The public transport planner gives you reliable and real-time information on all the trains, buses, trams and ferries to take you to virtually everywhere you're likely to be interested in.

Posted by
43 posts

Thank you so much for the helpful suggestions. We are retired and have some flexibility. I note that the tulip parade is on April 23 and the king's birthday celebration is on April 26. These events are earlier than we had planned to come; but now I'm having second thoughts. We haven't purchased airline tickets and of course would like to catch the tulip fields in bloom. Are the parade and king's birthday celebration not to be missed or really just overrun with people and ok to forgo? Thanks again for any insight!

Posted by
2487 posts

King's Day can be fun, with children selling their surplus toys on the pavement as possibly the nicest part. But make sure you're not in Amsterdam at that time. Half the Netherlands seems to be there and it's pickpockets' paradise. King's Day is celebrated all over the country.
Being weather-sensitive creatures, it can't be predicted when the tulip fields are in their full glory. The best way to see them is on the train from Leiden to Haarlem. And there are always the Keukenhof gardens. I've never been there, but they are very popular. In season there is a direct Keukenhof Express bus from outside Leiden Centraal station. More information on
Now I'm thinking about it, close to Leiden there is the beautiful country residence of Duivenvoorde (somewhat misleadingly called a »kasteel«, castle). It's a 20 minute bus trip from Leiden Centraal station (# 45, every 15 mins; see the planner). More on

If you have to weeks to travel:

  • Go North: Groningen, Leeuwarden and a consider taking a ferry to a Wadden island. Schiermonnikoog makes a wonderful day trip.
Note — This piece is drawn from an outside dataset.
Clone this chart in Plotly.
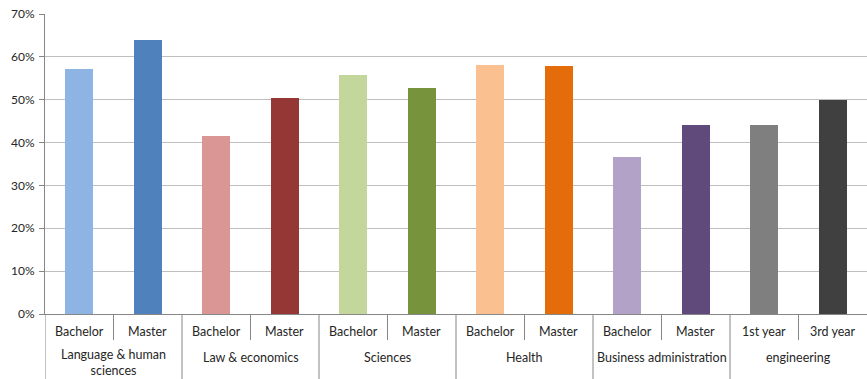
import plotly.graph_objects as go

groups = ["Language & human<br>sciences", "Law & economics", "Sciences", "Health",
          "Business administration", "engineering"]
levels = [["Bachelor", "Master"], ["Bachelor", "Master"], ["Bachelor", "Master"],
          ["Bachelor", "Master"], ["Bachelor", "Master"], ["1st year", "3rd year"]]
values = [57.2, 63.9, 41.5, 50.4, 55.8, 52.7, 58.1, 57.9, 36.6, 44.1, 44.1, 49.9]
colors = ["#8EB4E3", "#4F81BD", "#D99694", "#953735", "#C3D69B", "#77933C",
          "#FAC090", "#E46C0A", "#B3A2C7", "#604A7B", "#7F7F7F", "#404040"]

sub_labels = [l for lv in levels for l in lv]
xpos = list(range(len(sub_labels)))

fig = go.Figure(go.Bar(
    x=xpos,
    y=values,
    marker=dict(color=colors, line=dict(width=0)),
    width=0.41,
))

axis_col = "#868686"
txt_col = "#262626"
lab_font = dict(size=12.5, color=txt_col)
annotations = []
shapes = []

# sub-category labels
for i, lab in enumerate(sub_labels):
    annotations.append(dict(x=i, y=0, xref="x", yref="paper", text=lab, showarrow=False,
                            yanchor="middle", yshift=-17, font=lab_font))

# group labels, short separators inside groups, long dividers between groups
start = 0
for g, lv in zip(groups, levels):
    n = len(lv)
    center = start + (n - 1) / 2
    two_lines = "<br>" in g
    annotations.append(dict(x=center, y=0, xref="x", yref="paper", text=g, showarrow=False,
                            yanchor="top", yshift=-31 if two_lines else -34,
                            font=lab_font))
    for k in range(1, n):
        shapes.append(dict(type="line", xref="x", yref="paper", ysizemode="pixel", yanchor=0,
                           x0=start + k - 0.5, x1=start + k - 0.5, y0=0, y1=-26,
                           line=dict(color=axis_col, width=1)))
    shapes.append(dict(type="line", xref="x", yref="paper", ysizemode="pixel", yanchor=0,
                       x0=start - 0.5, x1=start - 0.5, y0=0, y1=-66,
                       line=dict(color=axis_col, width=1)))
    start += n

fig.update_layout(
    width=867, height=379,
    margin=dict(l=45, r=0, t=14, b=65),
    plot_bgcolor="white", paper_bgcolor="white",
    font=dict(family="Lato, Carlito, Calibri, sans-serif", size=12, color=txt_col),
    showlegend=False,
    bargap=0,
    annotations=annotations,
    shapes=shapes,
)
fig.update_yaxes(
    range=[0, 70], dtick=10, ticksuffix="%", automargin=False,
    showgrid=True, gridcolor="#BEBEBE", gridwidth=1,
    showline=True, linecolor=axis_col, linewidth=1,
    ticks="outside", ticklen=5, tickcolor=axis_col,
    ticklabelstandoff=2, zeroline=False,
)
fig.update_xaxes(
    range=[-0.5, len(sub_labels) - 0.5], automargin=False,
    showticklabels=False, showgrid=False,
    showline=True, linecolor=axis_col, linewidth=1,
    zeroline=False,
)

# drop the default page margin so the figure sits at the window's corner
fig.write_html("out.html", config={"displayModeBar": False},
               post_script="document.body.style.margin='0';")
  • Go Hanze: Zwolle, Deventer, Kampen with their medieval city centres.

  • Go East: the vibrant student town Nijmegen that lies near the German border where the Rhein enters the Netherlands. Beautiful river landscapes.

  • Go South: the Burgundic Netherlands are preserved in the medieval towns Den Bosch and Maastricht. This is the Catholic South with its basilicas, kathedrals, good food and drink.


Posted by
1666 posts

Go south-west to the Delta Region to visit the Delta Works for the Eastern Scheldt Storm Surge Barrier. It´s a bit out of the way destiny and not the best area to explore with public transport. But you can combine it with a visit to lovely places like Middelburg, Veere and Zierikzee. Near the latter is the Watersnoodmuseum about the 1953 flood disaster worth a visit. Domburg is a nice coastal village, there is a Stayokay in a medieval castle, book well in advance if you are interested.

If you think this will need too much time, the Maeslant Storm Surge Barrier west of Rotterdam is worth a visit anyway, easier to reach and gives a very good idea how we get along with our biggest neighbour........the North Sea.